The Social Justice Advocates of the Sapphire Coast (SJA) will be urging the newly elected Bega Valley Shire councillors to reconsider the accommodation options available to the homeless.
One day in late October, 55 people in the shire were staying in crisis accommodation provided by SJA.
They were housed in 24 refurbished caravans plus eight crisis transitional units. Three of those units are at the centre of a legal stoush between SJA, a not-for-profit, and Bega Valley Shire Council.
A young couple in one of the crisis transitional units is expecting a baby any day. SJA also arranged another caravan so that a young couple expecting their first child could move in to that during the first week of November.
Mick Brosnan of SJA said there was a need for six more transitional units, which SJA could provide.
“There is very little crisis accommodation in our shire. Mission Australia has a limited number and there are a couple of other crisis facilities,” Mr Brosnan said. “That is why we find this essential.”
The community is backing SJA.
“The community has funded us more than $500,000 since we launched our ‘It’s Up To Us’ campaign in June 2021 to increase the dignity of our crisis accommodation,” Mr Brosnan said.
That has provided the eight crisis transitional units, complementing the more than 75 caravans that SJA has been running as crisis accommodation for more than 12 years. That includes those distributed immediately after the Black Summer bushfires.
Other than grant funding for a young person and one part-time employee to run the units, Mr Brosnan said SJA had received no funding from the federal, state or local governments.
The crisis accommodation program is well structured. The part-time employee runs a committee with representatives from Wellways, Sapphire Neighbourhood Services, Anglicare, and Sapphire Health and Wellbeing Services. They determine who moves into the crisis accommodation.
A real estate agent provides the six-month tenancy agreement. Tenants have constant support from the committee member organisations. Tenants pay a reduced, but still substantial, rent so they can learn how to budget and be provided with a reference at the end of the lease.
“We need that full capacity so we can provide that legitimate reference – often the first in their lives – so they can move on to permanent rental accommodation,” Mr Brosnan said.
In addition to the community’s backing, SJA has the support of Federal Member for Eden Monaro Kristy McBain and Member for Bega Dr Michael Holland.
“Kristy McBain visited the site and was most complimentary and enthusiastic when we installed the three crisis transitional units in Bega, and Dr Holland is trying to bring NSW Minister for Planning and Public Spaces Paul Scully on board,” Mr Brosnan said.
He said NSW Minister for Water, Housing and Homeless Rose Jackson was also supportive and attended three of SJA’s meetings on housing when she was Shadow Minister for the same portfolio.

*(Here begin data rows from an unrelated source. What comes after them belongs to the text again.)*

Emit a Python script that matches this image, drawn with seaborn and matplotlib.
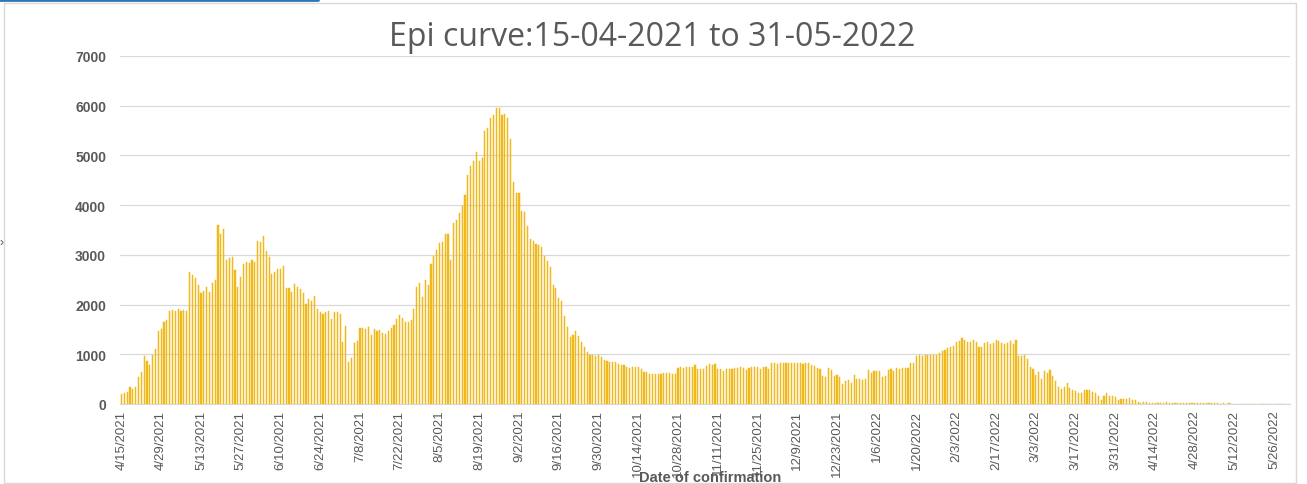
import pandas as pd
import seaborn as sns
import matplotlib.pyplot as plt
from matplotlib.patches import Rectangle
from matplotlib.lines import Line2D

# Daily confirmed cases (15-04-2021 .. 31-05-2022)
wave_apr_jun = [200, 220, 247, 333, 300, 347, 553, 653, 960, 873,
                780, 987, 1100, 1460, 1507, 1640, 1693, 1880, 1900, 1880,
                1913, 1873, 1887, 1873, 2653, 2593, 2540, 2393, 2240, 2273,
                2353, 2260, 2433, 2493, 3600, 3420, 3513, 2887, 2933, 2953,
                2700, 2353, 2553, 2813, 2860, 2833, 2887, 2847, 3273, 3260,
                3387, 3080, 2953, 2620, 2660, 2713, 2713, 2767, 2333, 2333,
                2260, 2413, 2353, 2313, 2227, 2007, 2113, 2080, 2180, 1920,
                1860]
trough_jul = [1813, 1847, 1880, 1700, 1847, 1853, 1807, 1240, 1560, 853,
              920, 1233, 1260, 1520, 1533, 1500, 1547, 1393, 1513, 1467,
              1493, 1433, 1407, 1467, 1533, 1587, 1700, 1800, 1720, 1653,
              1653, 1693, 1920, 2347, 2440, 2160, 2500, 2400, 2813, 2967,
              3100, 3233, 3267, 3427, 3427, 2900, 3647, 3700, 3847, 3980]
peak_aug_sep = [4214, 4610, 4791, 4892, 5067, 4892, 4946, 5483, 5550, 5758,
                5805, 5960, 5953, 5805, 5838, 5758, 5335, 4463, 4235, 4242,
                3886, 3859, 3584, 3329, 3282, 3215, 3208, 3148, 2973, 2879,
                2765, 2389, 2336, 2141, 2067, 1778, 1557, 1356, 1389, 1463,
                1376, 1242, 1154, 1053]
plateau_oct_nov = [993, 993, 967, 980, 940, 893, 860, 853, 853, 853,
                   813, 787, 787, 740, 733, 740, 740, 740, 713, 653,
                   640, 600, 600, 613, 613, 613, 627, 627, 627, 613,
                   600, 733, 740, 720, 740, 753, 753, 780, 713, 713,
                   713, 773, 813, 787, 813, 700, 700, 673, 713, 700,
                   713]
winter_dec_jan = [725, 725, 745, 718, 685, 725, 745, 745, 738, 711,
                  738, 745, 711, 832, 819, 799, 819, 826, 826, 819,
                  826, 826, 826, 826, 799, 819, 832, 792, 772, 725,
                  711, 557, 537, 725, 685, 564, 577, 537, 403, 463,
                  490, 416, 577, 503, 503, 490, 503, 685, 631, 664,
                  664, 664, 550, 570, 685, 705, 664, 725, 711, 725,
                  718, 725, 832, 826, 973, 993, 973, 987, 987, 993,
                  987, 987, 1020, 1074, 1087, 1134, 1154]
wave_feb_mar = [1174, 1242, 1275, 1322, 1289, 1242, 1255, 1289, 1255, 1141,
                1141, 1228, 1242, 1215, 1228, 1289, 1262, 1228, 1208, 1235,
                1268, 1201, 1289, 973, 960, 993, 906, 738, 698, 584,
                638, 503, 664, 631, 678, 570, 470, 336, 302, 342,
                423, 322, 289, 268, 221, 221, 289, 289, 289, 235,
                215, 168, 81, 154, 215, 161]
tail_apr_may = [161, 141, 87, 101, 101, 101, 114, 81, 81, 47,
                20, 47, 47, 20, 20, 20, 20, 25, 30, 35,
                30, 30, 25, 30, 25, 20, 20, 25, 20, 25,
                20, 20, 15, 20, 15, 15, 20, 15, 10, 15,
                10, 15, 10, 10, 0, 0, 0, 0, 10, 10,
                0, 0, 0, 0, 10, 0, 10, 0, 0, 0,
                0, 0, 0]

cases = (wave_apr_jun + trough_jul + peak_aug_sep + plateau_oct_nov
         + winter_dec_jan + wave_feb_mar + tail_apr_may)
dates = pd.date_range("2021-04-15", periods=len(cases), freq="D")
date_labels = [f"{d.month}/{d.day}/{d.year}" for d in dates]

df = pd.DataFrame({"day": range(len(cases)), "cases": cases})

sns.set_style("white")
plt.rcParams['font.family'] = ['Liberation Sans', 'DejaVu Sans']

fig = plt.figure(figsize=(13.07, 4.85), dpi=100)
ax = fig.add_axes([120 / 1307, 1 - 405 / 485, 1170 / 1307, 348 / 485])

bar_col = "#F0B91A"
sns.barplot(data=df, x="day", y="cases", color=bar_col, saturation=1,
            width=0.4, errorbar=None, ax=ax, zorder=3,
            edgecolor=bar_col, linewidth=0.35)

grey = "#595959"
ax.set_ylim(0, 7000)
ax.set_yticks(range(0, 7001, 1000))
ax.set_yticklabels([str(v) for v in range(0, 7001, 1000)],
                   fontsize=10, fontweight="bold", color=grey)
ax.set_xlim(-0.5, len(cases) - 0.5)
tick_pos = list(range(0, len(cases), 14))
ax.set_xticks(tick_pos)
ax.set_xticklabels([date_labels[i] for i in tick_pos], rotation=90,
                   fontsize=9.5, color=grey)
ax.tick_params(axis="both", length=0)
ax.tick_params(axis="y", pad=10)
ax.tick_params(axis="x", pad=4)
ax.grid(axis="y", color="#D9D9D9", linewidth=0.9, zorder=0)
ax.set_axisbelow(True)
for side in ["top", "right", "left"]:
    ax.spines[side].set_visible(False)
ax.spines["bottom"].set_color("#D9D9D9")
ax.set_xlabel("")
ax.set_ylabel("")

fig.text(0.499, 1 - 38 / 485, "Epi curve:15-04-2021 to 31-05-2022",
         ha="center", va="center", fontsize=23, color=grey,
         family=["Open Sans", "DejaVu Sans"])
fig.text(710 / 1307, 1 - 478 / 485, "Date of confirmation",
         ha="center", va="center", fontsize=10.5, fontweight="bold", color=grey)

# chart frame and window chrome
fig.patches.append(Rectangle((4 / 1307, 1 / 485), 1292 / 1307, 480 / 485,
                             transform=fig.transFigure, fill=False,
                             edgecolor="#D9D9D9", linewidth=1))
fig.lines.append(Line2D([0, 318 / 1307], [1 - 1 / 485, 1 - 1 / 485],
                        transform=fig.transFigure, color="#2E75B6", linewidth=2))
fig.text(0.0, 1 - 243 / 485, "›", ha="left", va="center", fontsize=9, color=grey)

fig.savefig("out.png", dpi=100)
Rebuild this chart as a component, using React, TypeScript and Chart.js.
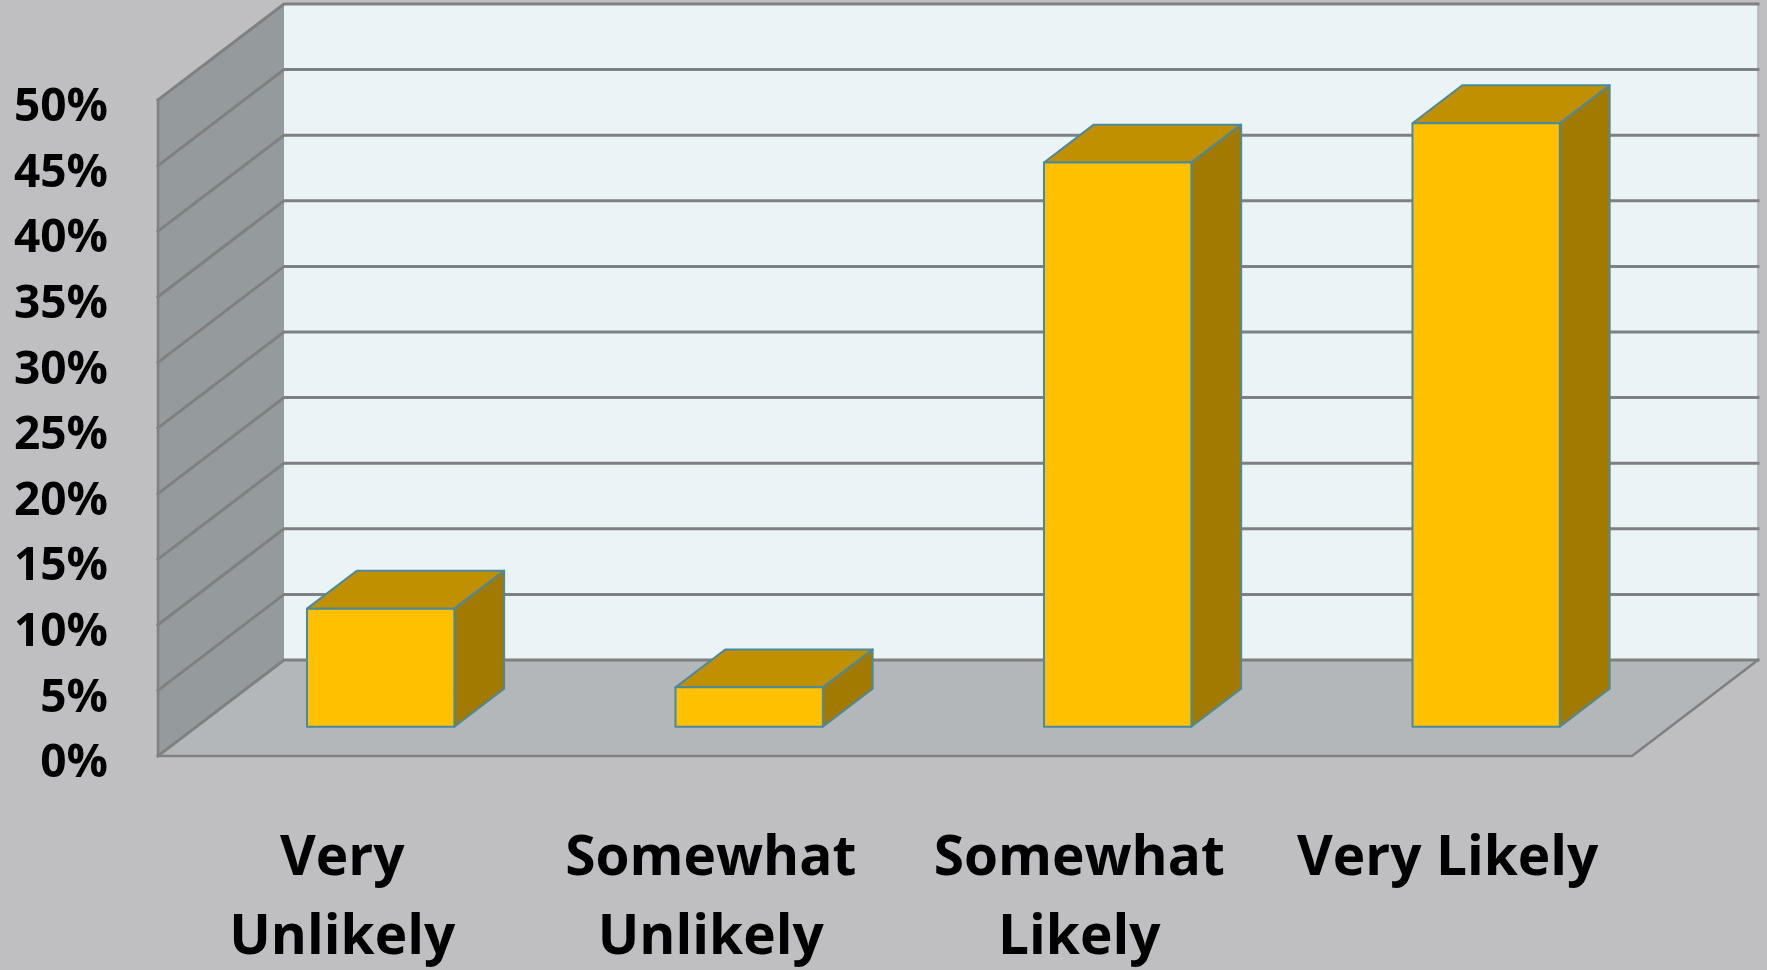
import React, { useEffect, useRef } from "react";
import { Chart, registerables } from "chart.js";

Chart.register(...registerables);

// ---- data ----
const categories: (string | string[])[] = [
  ["Very", "Unlikely"],
  ["Somewhat", "Unlikely"],
  ["Somewhat", "Likely"],
  "Very Likely",
];
const values: number[] = [9, 3, 43, 46];
const yMin = 0;
const yMax = 50;
const yStep = 5;

// ---- styling ----
const BG = "#bfbfc1";
const BACK_WALL = "#eaf3f6";
const LEFT_WALL = "#959a9c";
const FLOOR = "#b3b7ba";
const GRID = "#808080";
const BAR_FRONT = "#ffc000";
const BAR_TOP = "#c09000";
const BAR_SIDE = "#a37a00";
const BAR_EDGE = "#4b8a9c";
const DEPTH_X = 126;
const DEPTH_Y = 96;
const BAR_F0 = 0.305;
const BAR_F1 = 0.7;
const FONT = "'Open Sans', 'Noto Sans', sans-serif";

const threeD = {
  id: "threeD",
  beforeDraw(chart: any) {
    const { ctx, chartArea: a, scales } = chart;
    const y = scales.y;
    ctx.save();
    ctx.fillStyle = BG;
    ctx.fillRect(0, 0, chart.width, chart.height);

    const top = y.getPixelForValue(yMax);
    const bot = y.getPixelForValue(yMin);
    const L = a.left, R = a.right;

    // back wall
    ctx.fillStyle = BACK_WALL;
    ctx.fillRect(L + DEPTH_X, top - DEPTH_Y, R - L, bot - top);
    ctx.strokeStyle = "#aab4b8";
    ctx.lineWidth = 1.5;
    ctx.beginPath();
    ctx.moveTo(R + DEPTH_X, top - DEPTH_Y);
    ctx.lineTo(R + DEPTH_X, bot - DEPTH_Y);
    ctx.stroke();

    // left wall
    ctx.fillStyle = LEFT_WALL;
    ctx.beginPath();
    ctx.moveTo(L, bot);
    ctx.lineTo(L + DEPTH_X, bot - DEPTH_Y);
    ctx.lineTo(L + DEPTH_X, top - DEPTH_Y);
    ctx.lineTo(L, top);
    ctx.closePath();
    ctx.fill();

    // floor
    ctx.fillStyle = FLOOR;
    ctx.beginPath();
    ctx.moveTo(L, bot);
    ctx.lineTo(R, bot);
    ctx.lineTo(R + DEPTH_X, bot - DEPTH_Y);
    ctx.lineTo(L + DEPTH_X, bot - DEPTH_Y);
    ctx.closePath();
    ctx.fill();

    // gridlines
    ctx.strokeStyle = GRID;
    ctx.lineWidth = 3;
    ctx.lineCap = "square";
    for (let v = yMin; v <= yMax; v += yStep) {
      const yf = y.getPixelForValue(v);
      ctx.beginPath();
      ctx.moveTo(L, yf);
      ctx.lineTo(L + DEPTH_X, yf - DEPTH_Y);
      ctx.lineTo(R + DEPTH_X, yf - DEPTH_Y);
      ctx.stroke();
    }
    // edges
    ctx.lineWidth = 2.5;
    ctx.beginPath();
    ctx.moveTo(L, top);
    ctx.lineTo(L, bot);
    ctx.lineTo(R, bot);
    ctx.lineTo(R + DEPTH_X, bot - DEPTH_Y);
    ctx.stroke();
    ctx.restore();
  },
  afterDatasetsDraw(chart: any) {
    const { ctx } = chart;
    const meta = chart.getDatasetMeta(0);
    const dx = (BAR_F1 - BAR_F0) * DEPTH_X;
    const dy = (BAR_F1 - BAR_F0) * DEPTH_Y;
    ctx.save();
    ctx.strokeStyle = BAR_EDGE;
    ctx.lineWidth = 2;
    ctx.lineJoin = "round";
    meta.data.forEach((bar: any) => {
      const p = bar.getProps(["x", "y", "base", "width"], true);
      const x0 = p.x - p.width / 2 + BAR_F0 * DEPTH_X;
      const x1 = p.x + p.width / 2 + BAR_F0 * DEPTH_X;
      const yT = p.y - BAR_F0 * DEPTH_Y;
      const yB = p.base - BAR_F0 * DEPTH_Y;
      // top
      ctx.fillStyle = BAR_TOP;
      ctx.beginPath();
      ctx.moveTo(x0, yT);
      ctx.lineTo(x1, yT);
      ctx.lineTo(x1 + dx, yT - dy);
      ctx.lineTo(x0 + dx, yT - dy);
      ctx.closePath();
      ctx.fill();
      ctx.stroke();
      // side
      ctx.fillStyle = BAR_SIDE;
      ctx.beginPath();
      ctx.moveTo(x1, yT);
      ctx.lineTo(x1 + dx, yT - dy);
      ctx.lineTo(x1 + dx, yB - dy);
      ctx.lineTo(x1, yB);
      ctx.closePath();
      ctx.fill();
      ctx.stroke();
      // front
      ctx.fillStyle = BAR_FRONT;
      ctx.beginPath();
      ctx.rect(x0, yT, x1 - x0, yB - yT);
      ctx.fill();
      ctx.stroke();
    });
    ctx.restore();
  },
};

export default function App() {
  const ref = useRef<HTMLCanvasElement | null>(null);
  useEffect(() => {
    document.body.style.margin = "0";
    document.body.style.background = BG;
    const canvas = ref.current;
    if (!canvas) return;
    const chart = new Chart(canvas, {
      type: "bar",
      data: {
        labels: categories as any,
        datasets: [
          {
            data: values,
            backgroundColor: "rgba(0,0,0,0)",
            borderWidth: 0,
            barPercentage: 0.4,
            categoryPercentage: 1,
          },
        ],
      },
      options: {
        responsive: false,
        animation: false,
        devicePixelRatio: 1,
        layout: { padding: { top: 100, right: 135, left: 0, bottom: 0 } },
        plugins: {
          legend: { display: false },
          tooltip: { enabled: false },
        },
        scales: {
          x: {
            grid: { display: false, drawTicks: false },
            border: { display: false },
            ticks: {
              color: "#000",
              font: { family: FONT, weight: "bold", size: 55, lineHeight: 1.44 },
              padding: 64,
              maxRotation: 0,
              autoSkip: false,
            },
            afterFit: (s: any) => {
              s.height = 214;
            },
          },
          y: {
            min: yMin,
            max: yMax,
            grid: { display: false, drawTicks: false },
            border: { display: false },
            ticks: {
              stepSize: yStep,
              color: "#000",
              font: { family: FONT, weight: "bold", size: 46 },
              padding: 50,
              labelOffset: 8,
              callback: (v: any) => v + "%",
            },
            afterFit: (s: any) => {
              s.width = 158;
            },
          },
        },
      },
      plugins: [threeD],
    });
    return () => chart.destroy();
  }, []);
  return (
    <canvas
      ref={ref}
      width={1767}
      height={970}
      style={{ display: "block", width: 1767, height: 970 }}
    />
  );
}
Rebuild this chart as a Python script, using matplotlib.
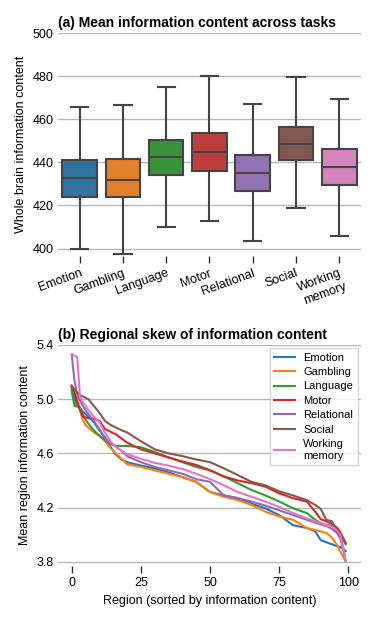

On the long-running battle between SJA and the council over crisis transitional units and what constitutes a moveable dwelling, in a 27 September press release, council CEO Anthony McMahon said its legal advice obtained earlier that year “supports the position there is no current legal pathway to approve these particular ‘same day granny flats’ in this configuration and installed in this way under the Local Government Act 1993“.
Mr Brosnan said Minister Jackson maintained the council had the capacity to allow the transitional units to exist.
He said he found the stand-off with the council incredible.
“Mr McMahon wrote in a letter to the State Treasurer in April 2023 that the Bega Valley Shire is in the midst of a housing crisis, and the state and federal governments acknowledge we are at a stumbling block,” he said.
Mr Brosnan said the statement in the 27 September press release that the council had decided to publish its legal advice about the matter on its website was misleading.
“The Government Information Public Access (GIPA) application advised the council to release the legal advice, then the Privacy Commissioner wrote a letter telling them to do the same, and then the NSW Civil and Administrative Tribunal (NCAT) ordered them to release it,” Mr Brosnan said.
“NCAT was the third decision against the council staff, and its directive ordered the release of the legal advice,” Mr Brosnan said.
With the newly elected councillors in place, SJA will continue its battle for “dignity, safety and sustainability with crisis accommodation for the shire’s homeless”.
“We are going to continue to lobby,” Mr Brosnan said. “It is appalling that our community wants this and the council’s staff, for some spurious reason, are refusing to accept three of these crisis transitional units in Bega.”